É hipócrita, também, ao servir como festiva cortina de fumaça (embalada pelo ministro-cantor Gilberto Gil) para os muitos males que o governo petista vem causando aos descendentes dos escravos seqüestrados da África que hoje vivem no Brasil, na medida em que Lula, suas reformas e projetos neoliberais nada mais fazem do que acirrar as conseqüências do racismo que há séculos é utilizado para nos explorar e oprimir.

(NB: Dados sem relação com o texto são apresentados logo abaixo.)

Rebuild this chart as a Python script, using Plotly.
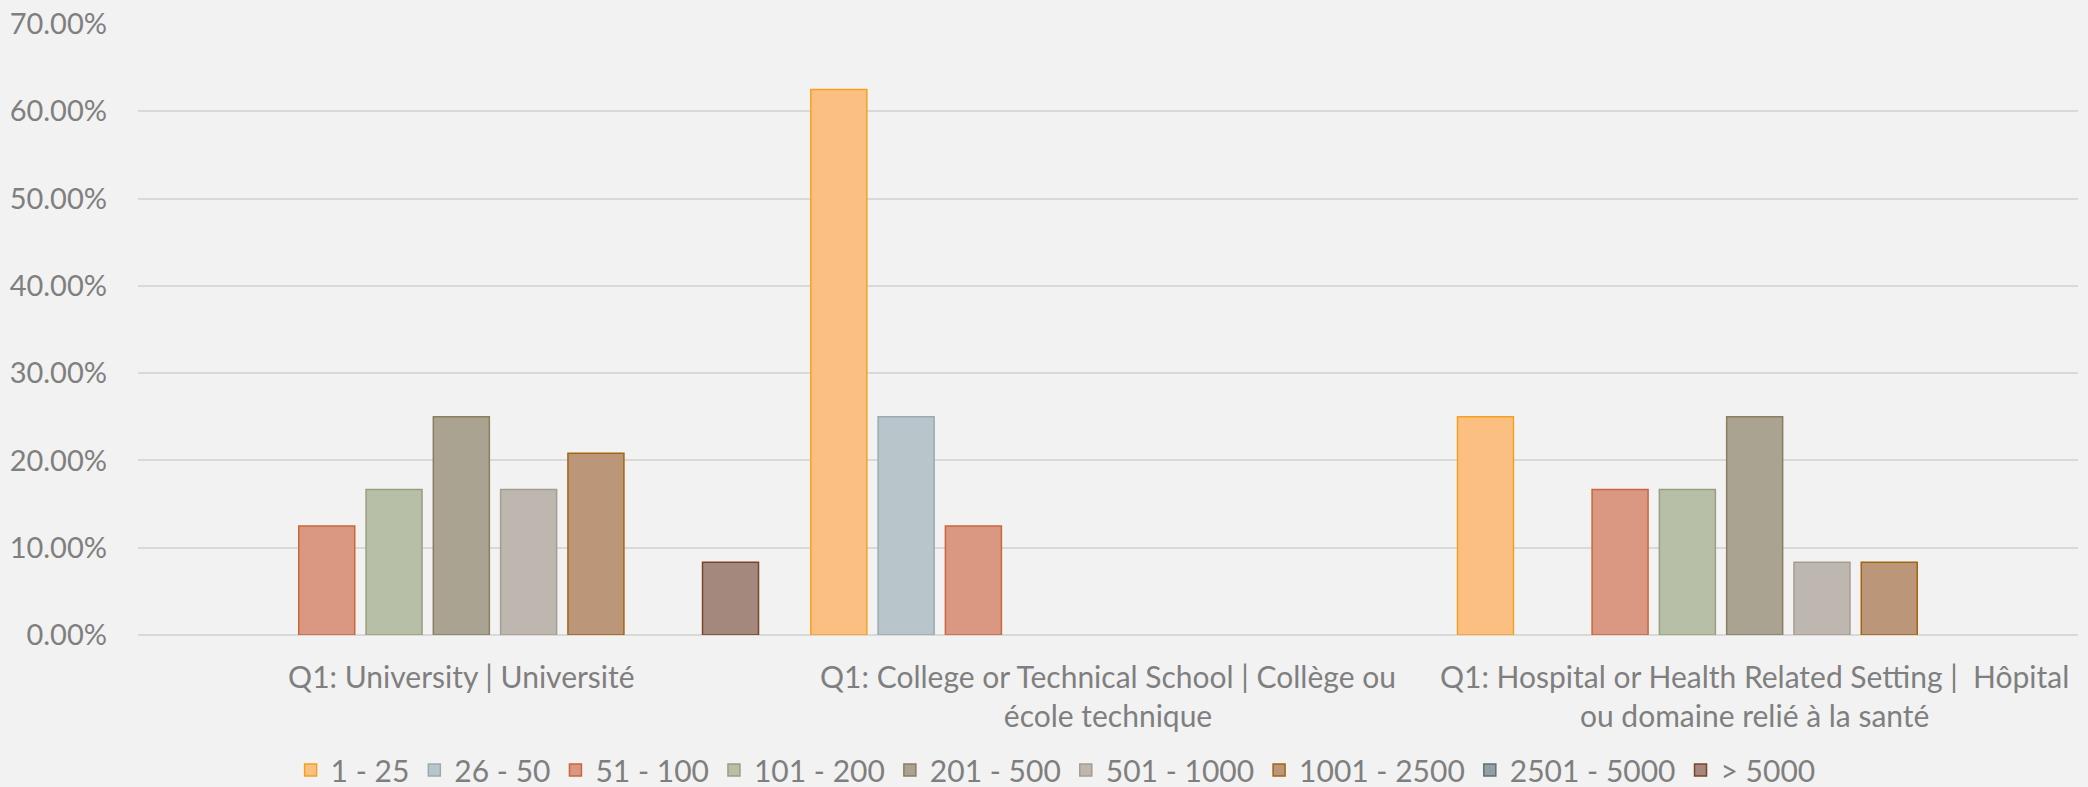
import plotly.graph_objects as go

categories = ["University", "College", "Hospital"]
tick_labels = [
    "Q1: University | Université",
    "Q1: College or Technical School | Collège ou<br>école technique",
    "Q1: Hospital or Health Related Setting |\u00a0\u00a0Hôpital<br>ou domaine relié à la santé",
]
series_names = ["1 - 25", "26 - 50", "51 - 100", "101 - 200", "201 - 500",
                "501 - 1000", "1001 - 2500", "2501 - 5000", "> 5000"]

s_1_25 = [None, 0.625, 0.25]
s_26_50 = [None, 0.25, None]
s_51_100 = [0.125, 0.125, 0.1667]
s_101_200 = [0.1667, None, 0.1667]
s_201_500 = [0.25, None, 0.25]
s_501_1000 = [0.1667, None, 0.0833]
s_1001_2500 = [0.2083, None, 0.0833]
s_2501_5000 = [None, None, None]
s_gt_5000 = [0.0833, None, None]

series_values = [s_1_25, s_26_50, s_51_100, s_101_200, s_201_500,
                 s_501_1000, s_1001_2500, s_2501_5000, s_gt_5000]

fills = ["#FCBF82", "#B8C6CB", "#DA9882", "#B8BFA7", "#ABA391",
         "#BDB7AF", "#BB9679", "#939FA2", "#A4877D"]
borders = ["#F4A11F", "#9AAAB0", "#C9663A", "#9A9F80", "#8B7D5F",
           "#A59D92", "#A3650F", "#5E7277", "#7B4526"]

FONT = "Lato, 'Open Sans', sans-serif"
GRAY = "#7F7F7F"

fig = go.Figure()
for name, vals, fc, bc in zip(series_names, series_values, fills, borders):
    fig.add_trace(go.Bar(
        name=name, x=categories, y=vals,
        marker=dict(color=fc, line=dict(color=bc, width=1.5)),
    ))

fig.update_layout(
    width=2088, height=787,
    paper_bgcolor="#F2F2F2", plot_bgcolor="#F2F2F2",
    margin=dict(l=138, r=10, t=24, b=152, autoexpand=False),
    barmode="group", bargap=0.0634, bargroupgap=0.168,
    font=dict(family=FONT, color=GRAY, size=28),
    showlegend=True,
    legend=dict(orientation="h", x=0.473, xanchor="center", y=-0.221, yanchor="middle",
                font=dict(size=30, color=GRAY), bgcolor="rgba(0,0,0,0)",
                traceorder="normal", itemwidth=30),
)
fig.update_xaxes(
    tickvals=categories, ticktext=tick_labels,
    showgrid=False, showline=False, zeroline=False, automargin=False,
    tickfont=dict(size=30, color=GRAY), ticklabelstandoff=22,
)
fig.update_yaxes(
    range=[0, 0.7], dtick=0.1, tickformat=".2%", automargin=False,
    showgrid=True, gridcolor="#D9D9D9", gridwidth=2,
    zeroline=True, zerolinecolor="#D9D9D9", zerolinewidth=2,
    showline=False, tickfont=dict(size=29, color=GRAY), ticklabelstandoff=30,
)

fig.write_html(
    "out.html",
    config={"displayModeBar": False},
    post_script="document.body.style.margin='0';document.body.style.padding='0';"
                "document.body.style.background='#F2F2F2';",
)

Foi assim com a reforma da Previdência, que distanciou ainda mais negros e negros de um direito do qual a enorme parcela desta população jamais usufruiu. É assim com a reforma Universitária, que através do Programa Universidade para Todos (ProUni) vende a idéia de que a juventude negra poderá ter algum futuro ao estudar em universidades de quinta categoria, enquanto, na verdade, o está ocorrendo é o beneficiamento escandaloso dos tubarões de ensino. E será assim, também, se forem aprovadas as propostas de reforma Sindical e Trabalhista, que irão atacar o conjunto da classe trabalhadora e ainda mais aqueles que foram historicamente marginalizados, através da redução de salários e do corte de direitos.

Enquanto faz seus discursos populistas na África, para a imprensa ver, são milhões os negros e negras que passam fome no país, que não têm onde morar, que transformam-se em alvo da violência policial e racial. Da mesma forma que a tal Secretaria Especial de Políticas de Promoção Racial (Seppir) foi criada como ministério e até hoje não vez nada.

O pedido de desculpas de Lula é puramente oportunista. Pedir perdão à África e não investir em projetos que realmente reparem os males que o capitalismo e as elites brasileiras provocaram à população negra, é mais do que demagogia. É uma desculpa esfarrapada incapaz de redimir o governo Lula de sua cumplicidade com as nefastas conseqüências da combinação de opressão racial e exploração capitalista.